OpenAI api로 구현 #17

guesung · 2023-05-27T15:38:39Z

No description provided.

guesung · 2023-05-27T15:38:55Z

guesung · 2023-05-28T02:40:22Z

OpenAI API

guesung · 2023-05-28T03:27:35Z

File Tuning사용하면 될 듯 하다.

guesung · 2023-05-28T03:29:23Z

형식 :

{"prompt":"Company: BHFF insurance\nProduct: allround insurance\nAd:One stop shop for all your insurance needs!\nSupported:", "completion":" yes"}
{"prompt":"Company: Loft conversion specialists\nProduct: -\nAd:Straight teeth in weeks!\nSupported:", "completion":" no"}

guesung · 2023-05-28T03:43:53Z

Fine-Tuning을 하기 위해 file업로드를 하려고하는데, 자꾸 no such file or directory, open~'에러가 뜬다.

const createFineTune = async () => {
  const response = await openai.createFile(
    fs.createReadStream("data2.csv"),
    "fine-tune"
  );
  console.log(response);
};

guesung · 2023-05-28T05:15:35Z

CSV to JSONL을 이용하여 간편하게 CSV -> JSON형태로 변환하여 저장하였다. 이제 이 데이터를 creatFineTune으로 데이터를 저장해보자.

guesung · 2023-05-28T05:19:48Z

위 사이트에서 변환을 한 jsonl파일을 그대로 적용하니 여전히 400 에러가 발생한다.
변환한 아래 데이터는

아래처럼 propmt:~, completion:~형식을 띄지 않아서 발생하는 오류로 추정된다.

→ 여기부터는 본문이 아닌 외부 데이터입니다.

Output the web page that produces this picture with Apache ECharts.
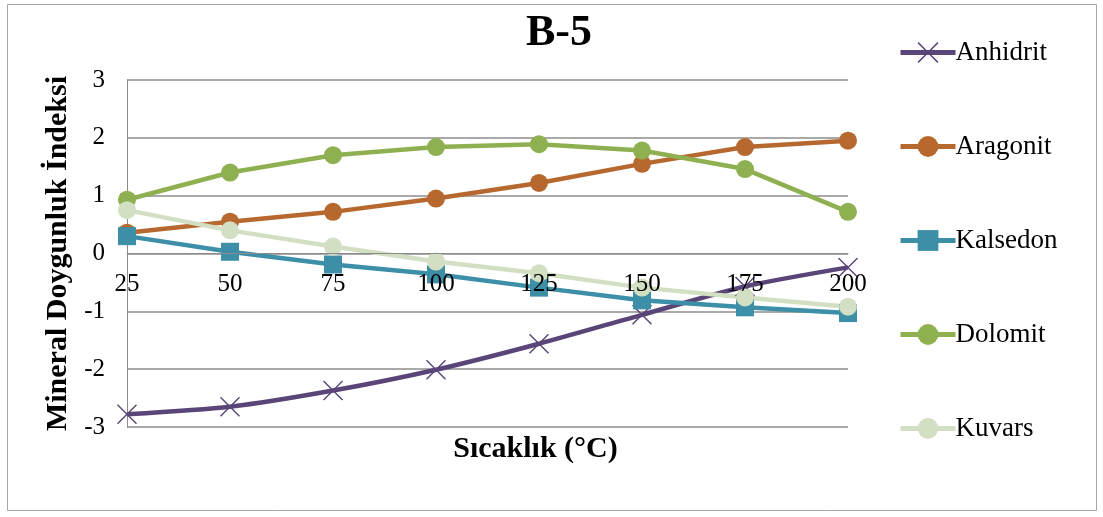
<!DOCTYPE html>
<html>
<head>
<meta charset="utf-8">
<script src="https://cdn.jsdelivr.net/npm/echarts@6/dist/echarts.min.js"></script>
<style>
  html, body { margin: 0; padding: 0; background: #fff; }
  #chart { width: 1103px; height: 517px; }
</style>
</head>
<body>
<div id="chart"></div>
<script>
// Temperature steps (°C)
const temperatures = ['25', '50', '75', '100', '125', '150', '175', '200'];

// Saturation index per mineral
const anhidrit = [-2.78, -2.65, -2.37, -2.01, -1.56, -1.06, -0.57, -0.24];
const aragonit = [0.36, 0.55, 0.72, 0.95, 1.22, 1.55, 1.84, 1.95];
const kalsedon = [0.30, 0.03, -0.19, -0.36, -0.59, -0.81, -0.93, -1.03];
const dolomit  = [0.93, 1.40, 1.70, 1.84, 1.89, 1.78, 1.46, 0.72];
const kuvars   = [0.75, 0.40, 0.12, -0.14, -0.34, -0.59, -0.76, -0.92];

const yTicks = { min: -3, max: 3, interval: 1 };

const serif = '"Liberation Serif", "Times New Roman", serif';
const crossSymbol = 'path://M0,1L1,0L10,9L19,0L20,1L11,10L20,19L19,20L10,11L1,20L0,19L9,10Z';

// Plot area in pixels; the category axis sits on the zero line
const plot = { left: 127, right: 255, top: 80, bottom: 90 };
const plotHeight = 517 - plot.top - plot.bottom;
const zeroShift = -plotHeight * (0 - yTicks.min) / (yTicks.max - yTicks.min);

function lineSeries(name, data, color, symbol, size, extra) {
  return Object.assign({
    name: name,
    type: 'line',
    data: data,
    symbol: symbol,
    symbolSize: size,
    showAllSymbol: true,
    lineStyle: { color: color, width: 4.5 },
    itemStyle: { color: color },
    emphasis: { disabled: true },
    animation: false
  }, extra || {});
}

const chart = echarts.init(document.getElementById('chart'), null, { renderer: 'canvas' });

chart.setOption({
  backgroundColor: '#ffffff',
  title: {
    text: 'B-5',
    left: 554,
    top: 7,
    textAlign: 'center',
    textStyle: { fontFamily: serif, fontSize: 44, fontWeight: 'bold', color: '#000' }
  },
  graphic: [{
    type: 'rect',
    shape: { x: 7.5, y: 4.5, width: 1089, height: 506 },
    style: { fill: 'none', stroke: '#a6a6a6', lineWidth: 1 },
    silent: true
  }],
  legend: {
    orient: 'vertical',
    left: 893,
    top: 34,
    itemGap: 67,
    itemWidth: 55,
    itemHeight: 26,
    lineStyle: { width: 5 },
    textStyle: { fontFamily: serif, fontSize: 27, color: '#000', padding: [0, 0, 0, -5] },
    data: ['Anhidrit', 'Aragonit', 'Kalsedon', 'Dolomit', 'Kuvars']
  },
  grid: Object.assign({ containLabel: false, outerBoundsMode: 'none' }, plot),
  xAxis: {
    type: 'category',
    data: temperatures,
    boundaryGap: false,
    offset: zeroShift,
    z: 10,
    name: 'Sıcaklık (°C)',
    nameLocation: 'middle',
    nameGap: 181,
    nameTextStyle: { fontFamily: serif, fontSize: 30, fontWeight: 'bold', color: '#000', padding: [0, 0, 0, 96] },
    axisLine: { onZero: false, lineStyle: { color: '#8c8c8c', width: 1 } },
    axisTick: { show: false },
    axisLabel: { fontFamily: serif, fontSize: 25, color: '#000', margin: 18 },
    splitLine: { show: false }
  },
  yAxis: {
    type: 'value',
    min: yTicks.min,
    max: yTicks.max,
    interval: yTicks.interval,
    name: 'Mineral Doygunluk İndeksi',
    nameLocation: 'middle',
    nameGap: 53,
    nameRotate: 90,
    nameTextStyle: { fontFamily: serif, fontSize: 30, fontWeight: 'bold', color: '#000' },
    axisLine: { show: true, lineStyle: { color: '#8c8c8c', width: 1 } },
    axisTick: { show: false },
    axisLabel: { fontFamily: serif, fontSize: 25, color: '#000', margin: 22 },
    splitLine: { show: true, lineStyle: { color: '#8c8c8c', width: 1.5 } }
  },
  series: [
    lineSeries('Anhidrit', anhidrit, '#5a4578', crossSymbol, 20, { smooth: 0.25 }),
    lineSeries('Aragonit', aragonit, '#b7682f', 'circle', 18),
    lineSeries('Kalsedon', kalsedon, '#3c8fa6', 'rect', 18),
    lineSeries('Dolomit', dolomit, '#8fb050', 'circle', 18),
    lineSeries('Kuvars', kuvars, '#d3dfc3', 'circle', 18)
  ]
});
</script>
</body>
</html>
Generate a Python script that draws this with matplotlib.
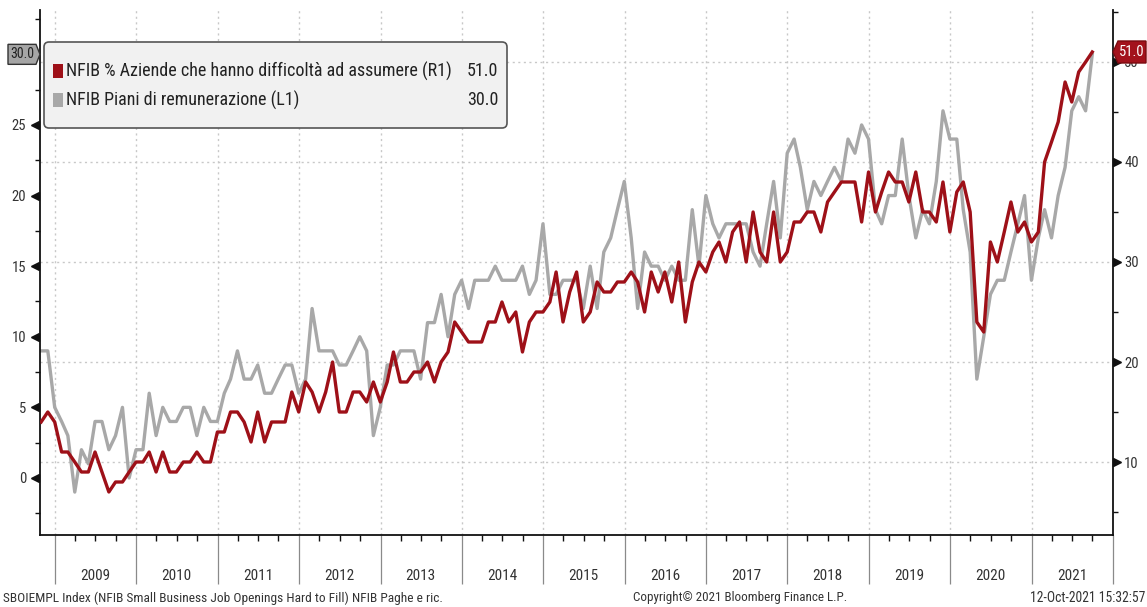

guesung · 2023-05-28T05:20:06Z

그렇다면, prompt와 completion에는 무엇이 들어가야할까?

guesung · 2023-05-28T05:21:17Z

prompt 예시이다.

{"prompt":"Company: BHFF insurance\nProduct: allround insurance\nAd:One stop shop for all your insurance needs!\nSupported:", "completion":" yes"}
{"prompt":"Company: Loft conversion specialists\nProduct: -\nAd:Straight teeth in weeks!\nSupported:", "completion":" no"}

guesung · 2023-05-28T05:26:11Z

make untrue statement, sentiment analysis, categorization for Email triage, conditional generation, wrtie an engaging ad base on a wikipeida article
등 다양한 dataset을 만드는 방법을 소개하고 있다.

guesung · 2023-05-28T05:53:35Z

이 중에서 어떤 걸 나는 사용하면 될까.
Product description based on a technical list of properties을 잘 이용하면 될 것 같다.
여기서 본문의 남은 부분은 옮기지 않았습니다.